FERMENTAÇÃO NATURAL X FERMENTAÇÃO INDUSTRIAL

O pão feito com fermentação natural tem um índice glicêmico muito abaixo de sua contrapartida industrializada, facilitando inclusive a digestão no organismo. Além disso, os pães com fermentação natural podem ser armazenados por mais tempo por conta do ácido acético, inibidor de bolores que é produzido durante a fabricação do fermento natural. O aumento dos teores de bactérias benéficas ao intestino é outra vantagem. E por fim, o pão de fermentação natural oferece diversos nutrientes ao organismo, graças à complexidade de suas composições. 

PÃO BRANCO X PÃO INTEGRAL

O ideal para esses casos é tentar evitar o pão branco, especialmente em excesso, uma vez que ele é desprovido de muitas vitaminas, minerais e fibras durante o processo de refinação, uma vez que a fibra encontrada em grãos inteiros e sementes, ajuda com saciedade e controle do apetite. Não há dúvida de que o pão integral é o padrão ouro em termos de vitaminas, minerais e fibras, mas para evitar o consumo desnecessário de açúcar ou outros edulcorantes, é sempre bom verificar o rótulo e dar preferência às padarias artesanais, buscando orientações claras da massa que foi usada para a produção do pão. 

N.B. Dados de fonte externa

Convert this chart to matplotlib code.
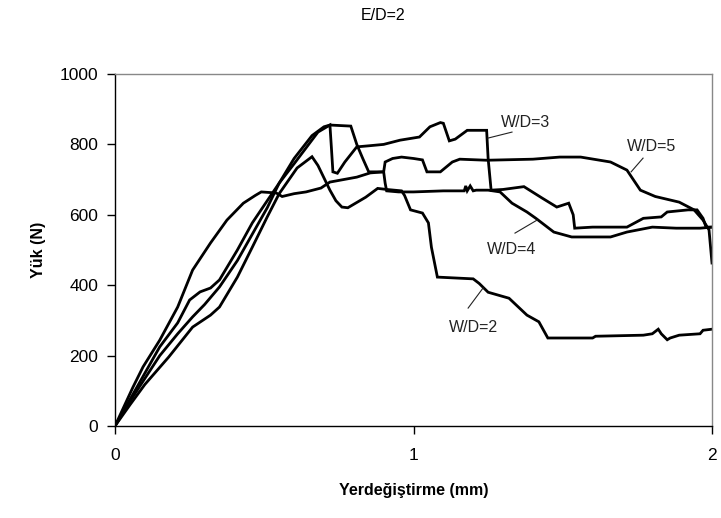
import matplotlib
matplotlib.use("Agg")
import matplotlib.pyplot as plt

# Load-displacement curves, one per W/D ratio (displacement in mm, load in N)
wd2_x = [0, 0.05, 0.10, 0.18, 0.26, 0.32, 0.35, 0.41, 0.46, 0.51, 0.55, 0.61, 0.66,
         0.68, 0.70, 0.72, 0.74, 0.76, 0.78, 0.80, 0.84, 0.88, 0.91, 0.96, 0.97,
         0.99, 1.03, 1.05, 1.06, 1.08, 1.20, 1.22, 1.25, 1.32, 1.38, 1.42, 1.45,
         1.60, 1.61, 1.77, 1.80, 1.82, 1.83, 1.85, 1.86, 1.89, 1.96, 1.97, 2.00]
wd2_y = [0, 60, 118, 196, 281, 315, 338, 423, 508, 594, 660, 733, 765,
         740, 705, 670, 640, 622, 620, 630, 650, 675, 672, 668, 655,
         614, 605, 577, 508, 423, 418, 405, 380, 363, 315, 296, 250,
         250, 255, 258, 262, 275, 262, 245, 250, 258, 262, 272, 275]

wd3_x = [0, 0.05, 0.10, 0.15, 0.21, 0.25, 0.285, 0.32, 0.35, 0.41, 0.46, 0.51, 0.55,
         0.60, 0.64, 0.68, 0.72, 0.725, 0.73, 0.745, 0.77, 0.81, 0.85, 0.90,
         0.955, 1.02, 1.055, 1.09, 1.10, 1.12, 1.14, 1.18, 1.245, 1.25, 1.26,
         1.30, 1.37, 1.43, 1.48, 1.52, 1.535, 1.54, 1.60, 1.715, 1.77, 1.83,
         1.85, 1.92, 1.95, 1.97, 1.98, 2.00]
wd3_y = [0, 75, 150, 225, 293, 358, 381, 392, 415, 500, 577, 640, 690,
         745, 790, 835, 855, 790, 722, 718, 750, 793, 796, 800,
         812, 821, 850, 862, 860, 810, 815, 840, 840, 760, 670,
         672, 680, 648, 622, 633, 600, 562, 565, 565, 590, 594,
         608, 614, 614, 590, 565, 565]

wd4_x = [0, 0.03, 0.06, 0.094, 0.15, 0.21, 0.26, 0.32, 0.375, 0.43, 0.47, 0.49,
         0.54, 0.56, 0.60, 0.64, 0.69, 0.72, 0.81, 0.855, 0.90, 0.905, 0.91,
         0.95, 1.00, 1.10, 1.17, 1.175, 1.18, 1.19, 1.20, 1.21, 1.25, 1.29,
         1.33, 1.38, 1.41, 1.47, 1.53, 1.66, 1.715, 1.80, 1.88, 1.96, 2.00]
wd4_y = [0, 55, 110, 168, 244, 338, 443, 520, 585, 633, 655, 665,
         662, 652, 660, 665, 676, 693, 707, 719, 722, 690, 668,
         665, 665, 668, 668, 682, 668, 682, 668, 670, 670, 665,
         633, 608, 590, 551, 537, 537, 551, 565, 562, 562, 565]

wd5_x = [0, 0.05, 0.10, 0.15, 0.21, 0.26, 0.30, 0.35, 0.41, 0.46, 0.51, 0.55,
         0.60, 0.66, 0.70, 0.72, 0.79, 0.81, 0.83, 0.85, 0.90, 0.905, 0.93,
         0.96, 1.00, 1.03, 1.045, 1.09, 1.13, 1.155, 1.245, 1.40, 1.49, 1.56,
         1.66, 1.715, 1.76, 1.81, 1.89, 1.94, 1.97, 1.99, 2.00]
wd5_y = [0, 70, 135, 200, 262, 310, 345, 395, 470, 545, 620, 690,
         760, 825, 850, 855, 852, 800, 760, 722, 722, 750, 760,
         764, 760, 756, 722, 722, 750, 758, 755, 758, 764, 764,
         750, 727, 670, 652, 636, 614, 585, 557, 463]

series = [(wd2_x, wd2_y), (wd3_x, wd3_y), (wd4_x, wd4_y), (wd5_x, wd5_y)]

# Curve labels: text, text position, leader line start and end
labels = ["W/D=2", "W/D=3", "W/D=4", "W/D=5"]
label_pos = [(1.20, 281), (1.377, 861), (1.33, 500), (1.796, 793)]
leader_from = [(1.183, 335), (1.25, 818), (1.34, 548), (1.729, 722)]
leader_to = [(1.233, 392), (1.33, 835), (1.414, 585), (1.769, 761)]

title = "E/D=2"
x_label = "Yerdeğiştirme (mm)"
y_label = "Yük (N)"
x_ticks = [0, 1, 2]
y_ticks = [0, 200, 400, 600, 800, 1000]

plt.rcParams["font.family"] = ["Liberation Sans", "DejaVu Sans"]

fig = plt.figure(figsize=(7.21, 5.18), dpi=100)
ax = fig.add_axes([115 / 721, 92 / 518, 597 / 721, 352 / 518])

for xs, ys in series:
    ax.plot(xs, ys, color="black", lw=2.0, solid_joinstyle="miter")

for txt, pos, p0, p1 in zip(labels, label_pos, leader_from, leader_to):
    ax.plot([p0[0], p1[0]], [p0[1], p1[1]], color="#222222", lw=0.8)
    ax.text(pos[0], pos[1], txt, ha="center", va="center", fontsize=11.5,
            color="#222222")

ax.set_xlim(0, 2)
ax.set_ylim(0, 1000)
ax.set_xticks(x_ticks)
ax.set_yticks(y_ticks)
ax.set_xticklabels([str(v) for v in x_ticks])
ax.set_yticklabels([str(v) for v in y_ticks])
ax.tick_params(direction="out", length=6, width=1, labelsize=12.5, pad=6,
               colors="black")
ax.tick_params(axis="x", pad=10)

for side in ("left", "bottom"):
    ax.spines[side].set_color("black")
    ax.spines[side].set_linewidth(1.0)
for side in ("top", "right"):
    ax.spines[side].set_color("#888888")
    ax.spines[side].set_linewidth(1.0)

ax.set_xlabel(x_label, fontsize=11.5, fontweight="bold", labelpad=14)
ax.set_ylabel(y_label, fontsize=11.5, fontweight="bold", labelpad=10)
fig.text(383 / 721, 1 - 15 / 518, title, ha="center", va="center",
         fontsize=11.5)

fig.savefig("out.png", dpi=100, facecolor="white")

PÃO PURO X PÃO COM ACOMPANHAMENTO

O pão é um carboidrato, e quando comido sozinho (particularmente o pão branco que é altamente refinado), pode causar níveis de açúcar no sangue para dar um pique e, em seguida, queda rápida, o que pode levar a baixa energia e ânsias. Para acabar com isso, basta combinar o seu pão com alta proteína ou opções de gordura boa, como homus, creme de ricota ou queijo cottage. Isso pode reduzir a carga glicêmica dessa refeição (a taxa em que é absorvido em sua corrente sanguínea).